Patches available through security updates

The consumer electronics giant has released software updates to address the issue, along with several others, and users are advised to apply these updates to avoid exploitation.

On the security updates page, Apple explained that the flaw was “addressed with improved memory management.”

Updates with patches have been rolled out for iPhones (iOs 18.3), iPads (iPadOS 18.3), Macs (macOS Sequoia 15.3), Apple TV(tvOS 18.3), Vision Pro (visionOS 2.3), and Apple Watches (watchOS 11.3).

Given Core Media’s role in handling low-level media operations and interacting with sensitive system resources, critical flaws affecting it are known for potentially allowing code execution, data theft, and device takeover.

Targeting Apple devices continues

Owing to Apple’s formidable market share and reputation for exclusivity, it has become a popular adversary target. Quite often, Apple systems bugs are picked up by nation-state actors for lateral entry and sensitive compromises.
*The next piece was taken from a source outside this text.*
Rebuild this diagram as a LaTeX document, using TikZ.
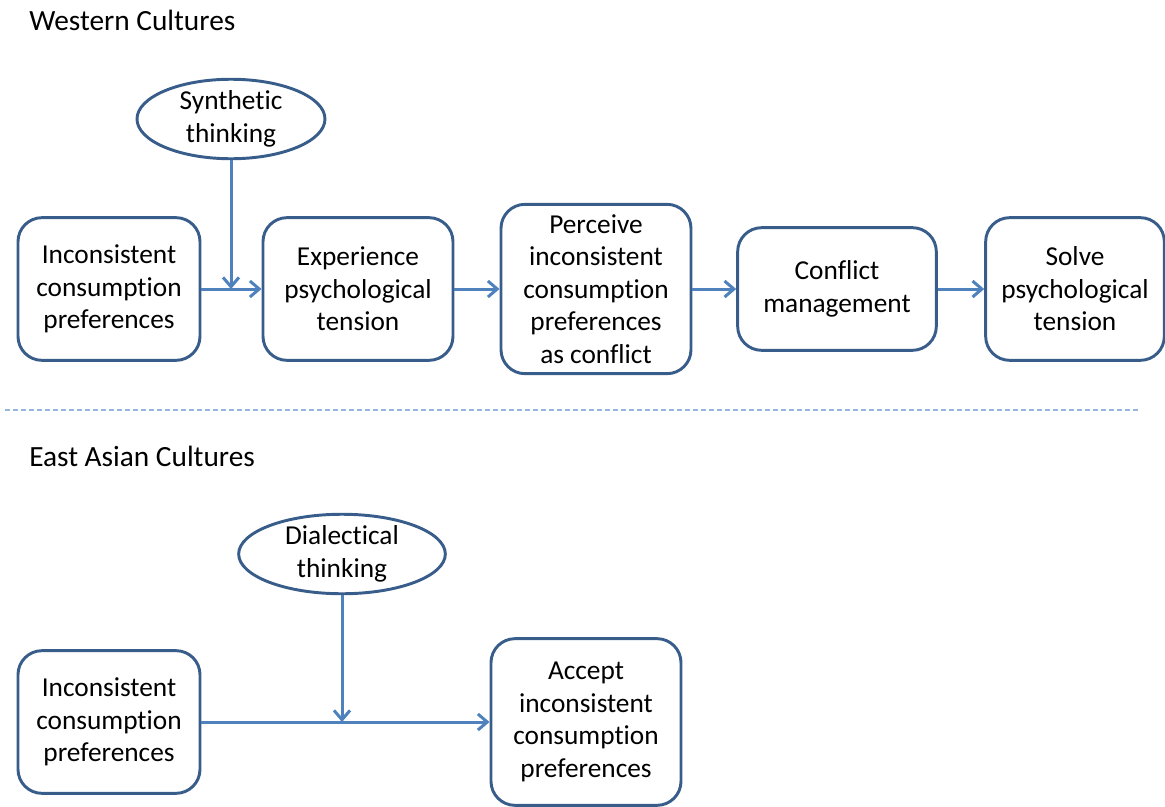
\documentclass[tikz,border=0pt]{standalone}
\usepackage{fontspec}
\setmainfont{Carlito}[Ligatures=NoCommon]
\usetikzlibrary{arrows.meta,shapes.geometric}
\definecolor{boxblue}{RGB}{56,93,138}
\definecolor{lineblue}{RGB}{79,129,189}
\definecolor{sepblue}{RGB}{150,182,222}
\newcommand{\txtsize}{\fontsize{20.5}{24.4}\selectfont}
\begin{document}
\begin{tikzpicture}[x=0.75pt,y=0.75pt,yscale=-1,xscale=1,
  stage/.style={draw=boxblue,line width=2.2pt,rounded corners=18pt,align=center,inner sep=0pt,font=\txtsize},
  mode/.style={ellipse,draw=boxblue,line width=2.2pt,align=center,inner sep=0pt,minimum width=141pt,minimum height=59pt,font=\txtsize},
  flow/.style={draw=lineblue,line width=2.25pt,-{Straight Barb[length=7pt,width=12pt]}},
  title/.style={anchor=west,inner sep=0pt,font=\fontsize{22}{26}\selectfont}]
\useasboundingbox (0,0) rectangle (1165,807);

% Text Node
\node [title] (west) at (29,20) {Western Cultures};
% Text Node
\node [title] (east) at (29,456) {East Asian Cultures};

%Shape: Rounded Rect (western row)
\node [stage,minimum width=136.5pt,minimum height=107pt] (w1) at (109,289) {Inconsistent\\consumption\\preferences};
\node [stage,minimum width=142.5pt,minimum height=107pt] (w2) at (358,289) {Experience\\psychological\\tension};
\node [stage,minimum width=142.5pt,minimum height=127pt] (w3) at (596,289) {Perceive\\inconsistent\\consumption\\preferences\\as conflict};
\node [stage,minimum width=149pt,minimum height=92pt] (w4) at (837,289) {Conflict\\management};
\node [stage,minimum width=134pt,minimum height=107pt] (w5) at (1075,289) {Solve\\psychological\\tension};
%Shape: Ellipse
\node [mode] (syn) at (231,119) {Synthetic\\thinking};

%Straight Lines
\draw [flow] (w1.east) -- (w2.west);
\draw [flow] (w2.east) -- (w3.west);
\draw [flow] (w3.east) -- (w4.west);
\draw [flow] (w4.east) -- (w5.west);
\draw [flow] (syn.south) -- (syn.south |- w1.east);

%Straight Lines (separator)
\coordinate (sepl) at (5,410);
\coordinate (sepr) at (1140,410);
\draw [sepblue,line width=1.5pt,dash pattern=on 3.75pt off 2.25pt] (sepl) -- (sepr);

%Shape: Rounded Rect (east asian row)
\node [stage,minimum width=136.5pt,minimum height=107pt] (e1) at (109,722) {Inconsistent\\consumption\\preferences};
\node [stage,minimum width=142.5pt,minimum height=125pt] (e2) at (586,722) {Accept\\inconsistent\\consumption\\preferences};
%Shape: Ellipse
\node [mode,minimum width=155pt] (dia) at (342,554) {Dialectical\\thinking};

%Straight Lines
\draw [flow] (e1.east) -- (e2.west);
\draw [flow] (dia.south) -- (dia.south |- e1.east);

\end{tikzpicture}
\end{document}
The Core Media vulnerability marks Apple’s first zero-day exploit of 2025, following a string of critical exploits in 2024 including CVE-2024-23225 and CVE-2024-23296 which together allowed attackers to bypass kernel memory protection.

Apple had fixed six zero-day bugs in 2024, down from a total of twenty in 2023 which included notorious RCE bugs, CVE-2023-32434 and CVE-2023-32435, allegedly used in a spy campaign Operation Triangulation against Russia.

Other than the Code Media flaw, the security update addressed a clutch of other flaws with system termination, denial-of-service, and code execution issues, with five of them attributed to Oligo Security researcher Uri Katz, and three to Google’s Threat Analysis Group (TAG).